— START —

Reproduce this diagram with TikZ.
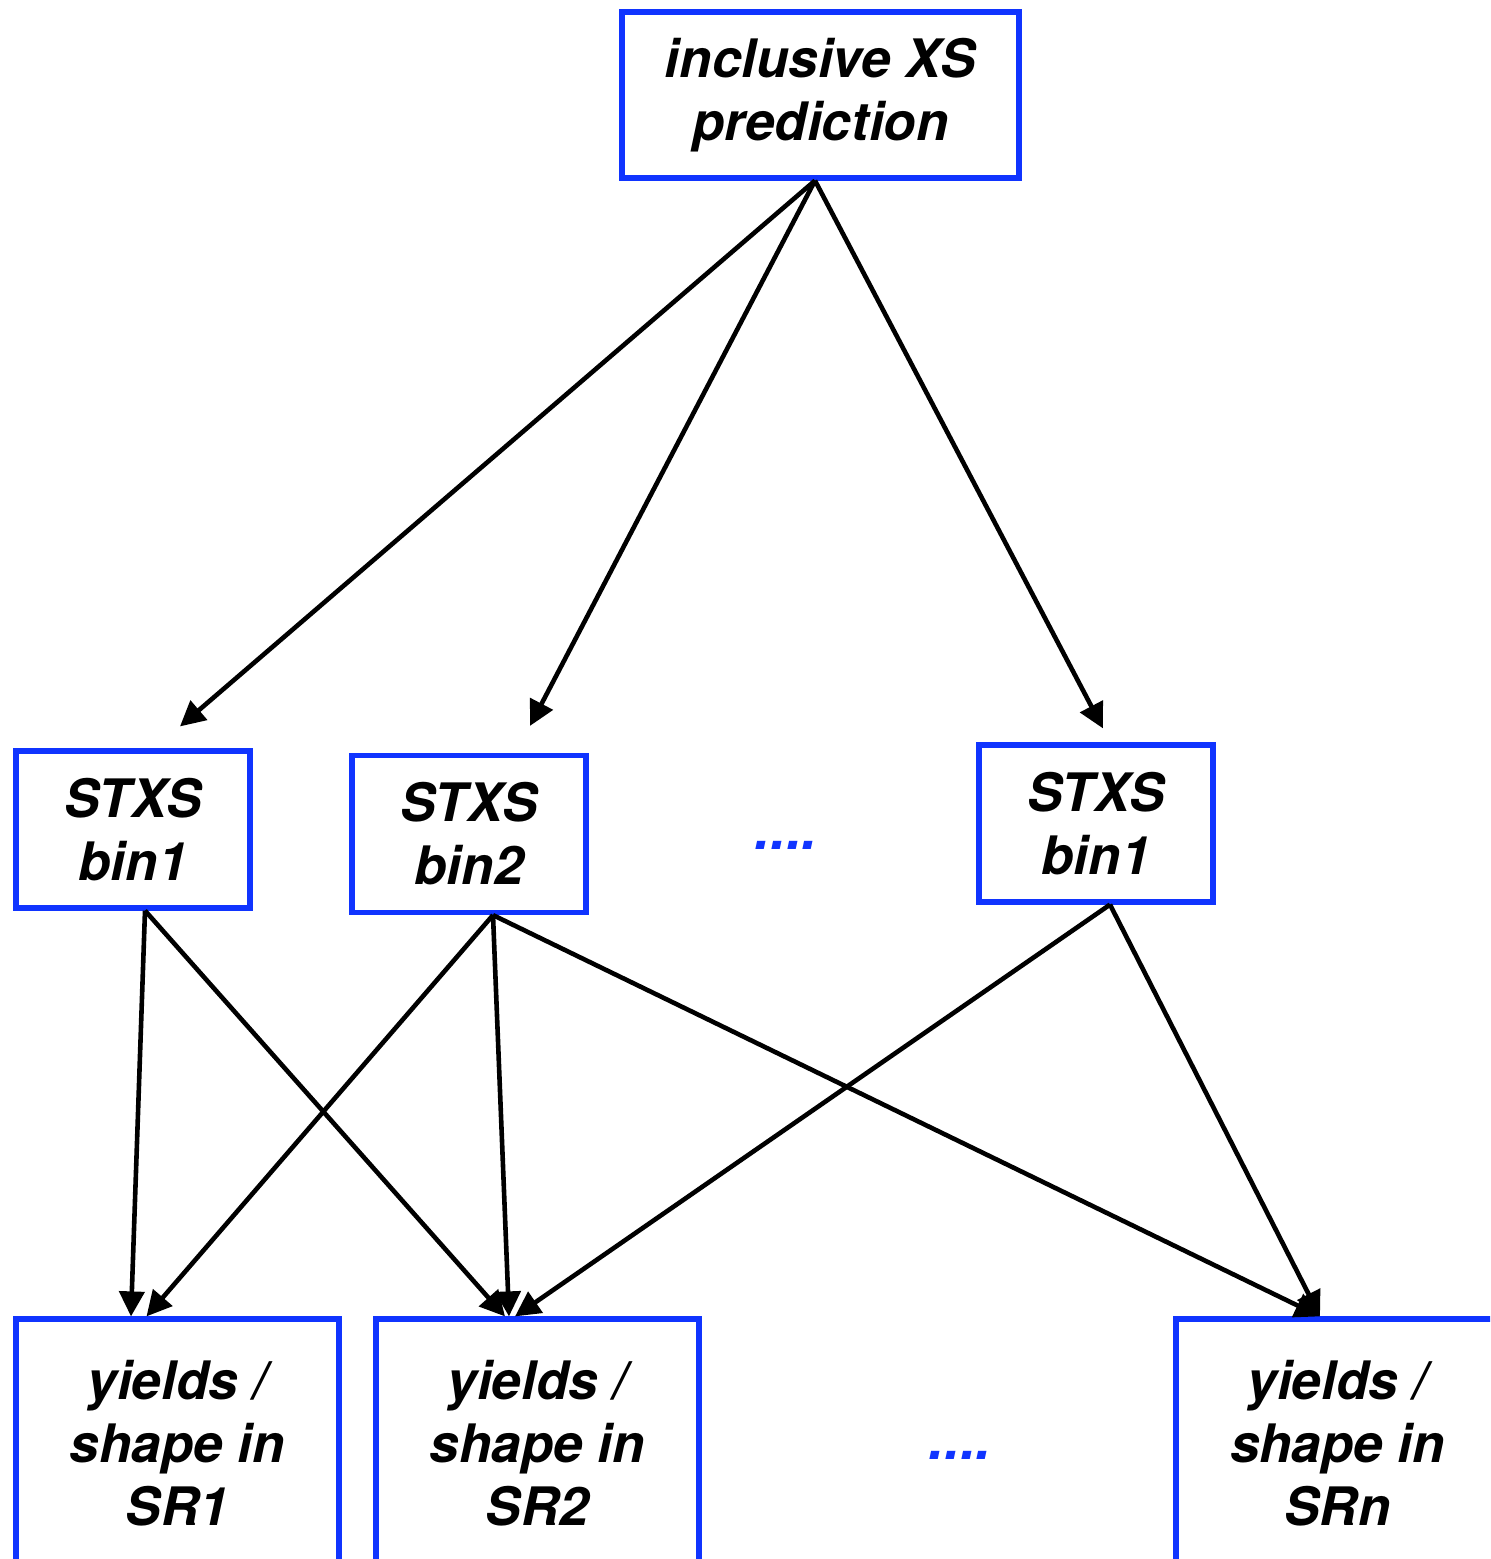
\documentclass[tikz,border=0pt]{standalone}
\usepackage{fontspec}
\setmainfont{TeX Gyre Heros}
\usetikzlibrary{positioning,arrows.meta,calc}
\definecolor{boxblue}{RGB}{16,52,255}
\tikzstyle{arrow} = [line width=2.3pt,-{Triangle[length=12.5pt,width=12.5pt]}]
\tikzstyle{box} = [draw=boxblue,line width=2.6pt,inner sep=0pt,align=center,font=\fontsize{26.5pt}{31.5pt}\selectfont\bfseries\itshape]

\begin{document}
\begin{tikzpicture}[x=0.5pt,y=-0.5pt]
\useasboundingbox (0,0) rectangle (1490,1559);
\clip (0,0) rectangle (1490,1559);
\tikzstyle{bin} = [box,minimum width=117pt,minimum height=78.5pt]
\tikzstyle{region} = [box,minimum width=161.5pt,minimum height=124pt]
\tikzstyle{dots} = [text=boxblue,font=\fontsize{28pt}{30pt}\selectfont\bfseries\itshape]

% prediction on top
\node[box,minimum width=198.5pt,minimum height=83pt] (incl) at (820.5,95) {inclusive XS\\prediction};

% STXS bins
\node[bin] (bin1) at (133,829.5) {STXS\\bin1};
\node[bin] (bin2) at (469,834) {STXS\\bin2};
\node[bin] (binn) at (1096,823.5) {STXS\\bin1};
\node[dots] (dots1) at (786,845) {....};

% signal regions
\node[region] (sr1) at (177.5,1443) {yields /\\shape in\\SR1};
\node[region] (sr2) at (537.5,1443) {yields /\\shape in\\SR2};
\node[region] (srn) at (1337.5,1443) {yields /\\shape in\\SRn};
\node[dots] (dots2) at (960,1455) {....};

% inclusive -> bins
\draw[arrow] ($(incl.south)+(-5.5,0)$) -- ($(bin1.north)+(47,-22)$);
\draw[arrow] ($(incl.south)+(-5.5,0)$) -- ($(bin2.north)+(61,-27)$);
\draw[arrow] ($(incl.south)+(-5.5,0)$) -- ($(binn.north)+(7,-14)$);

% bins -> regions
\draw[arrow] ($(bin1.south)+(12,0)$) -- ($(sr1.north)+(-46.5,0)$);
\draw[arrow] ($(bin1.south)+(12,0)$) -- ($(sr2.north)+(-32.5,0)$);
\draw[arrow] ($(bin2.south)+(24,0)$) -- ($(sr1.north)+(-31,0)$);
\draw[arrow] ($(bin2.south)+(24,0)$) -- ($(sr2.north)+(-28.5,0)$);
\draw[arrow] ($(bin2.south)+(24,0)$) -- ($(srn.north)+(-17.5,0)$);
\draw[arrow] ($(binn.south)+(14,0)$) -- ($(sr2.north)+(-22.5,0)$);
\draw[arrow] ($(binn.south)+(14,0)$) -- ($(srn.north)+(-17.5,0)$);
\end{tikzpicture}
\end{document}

— END —

TASK DETAILS> Reproduce each line exactly, please, except for any pictures.

RESPONSE TO THE TASK>
Reproduce this diagram with TikZ.
\documentclass[tikz,border=0pt]{standalone}
\usepackage{fontspec}
\setmainfont{TeX Gyre Heros}
\usetikzlibrary{positioning,arrows.meta,calc}
\definecolor{boxblue}{RGB}{16,52,255}
\tikzstyle{arrow} = [line width=2.3pt,-{Triangle[length=12.5pt,width=12.5pt]}]
\tikzstyle{box} = [draw=boxblue,line width=2.6pt,inner sep=0pt,align=center,font=\fontsize{26.5pt}{31.5pt}\selectfont\bfseries\itshape]

\begin{document}
\begin{tikzpicture}[x=0.5pt,y=-0.5pt]
\useasboundingbox (0,0) rectangle (1490,1559);
\clip (0,0) rectangle (1490,1559);
\tikzstyle{bin} = [box,minimum width=117pt,minimum height=78.5pt]
\tikzstyle{region} = [box,minimum width=161.5pt,minimum height=124pt]
\tikzstyle{dots} = [text=boxblue,font=\fontsize{28pt}{30pt}\selectfont\bfseries\itshape]

% prediction on top
\node[box,minimum width=198.5pt,minimum height=83pt] (incl) at (820.5,95) {inclusive XS\\prediction};

% STXS bins
\node[bin] (bin1) at (133,829.5) {STXS\\bin1};
\node[bin] (bin2) at (469,834) {STXS\\bin2};
\node[bin] (binn) at (1096,823.5) {STXS\\bin1};
\node[dots] (dots1) at (786,845) {....};

% signal regions
\node[region] (sr1) at (177.5,1443) {yields /\\shape in\\SR1};
\node[region] (sr2) at (537.5,1443) {yields /\\shape in\\SR2};
\node[region] (srn) at (1337.5,1443) {yields /\\shape in\\SRn};
\node[dots] (dots2) at (960,1455) {....};

% inclusive -> bins
\draw[arrow] ($(incl.south)+(-5.5,0)$) -- ($(bin1.north)+(47,-22)$);
\draw[arrow] ($(incl.south)+(-5.5,0)$) -- ($(bin2.north)+(61,-27)$);
\draw[arrow] ($(incl.south)+(-5.5,0)$) -- ($(binn.north)+(7,-14)$);

% bins -> regions
\draw[arrow] ($(bin1.south)+(12,0)$) -- ($(sr1.north)+(-46.5,0)$);
\draw[arrow] ($(bin1.south)+(12,0)$) -- ($(sr2.north)+(-32.5,0)$);
\draw[arrow] ($(bin2.south)+(24,0)$) -- ($(sr1.north)+(-31,0)$);
\draw[arrow] ($(bin2.south)+(24,0)$) -- ($(sr2.north)+(-28.5,0)$);
\draw[arrow] ($(bin2.south)+(24,0)$) -- ($(srn.north)+(-17.5,0)$);
\draw[arrow] ($(binn.south)+(14,0)$) -- ($(sr2.north)+(-22.5,0)$);
\draw[arrow] ($(binn.south)+(14,0)$) -- ($(srn.north)+(-17.5,0)$);
\end{tikzpicture}
\end{document}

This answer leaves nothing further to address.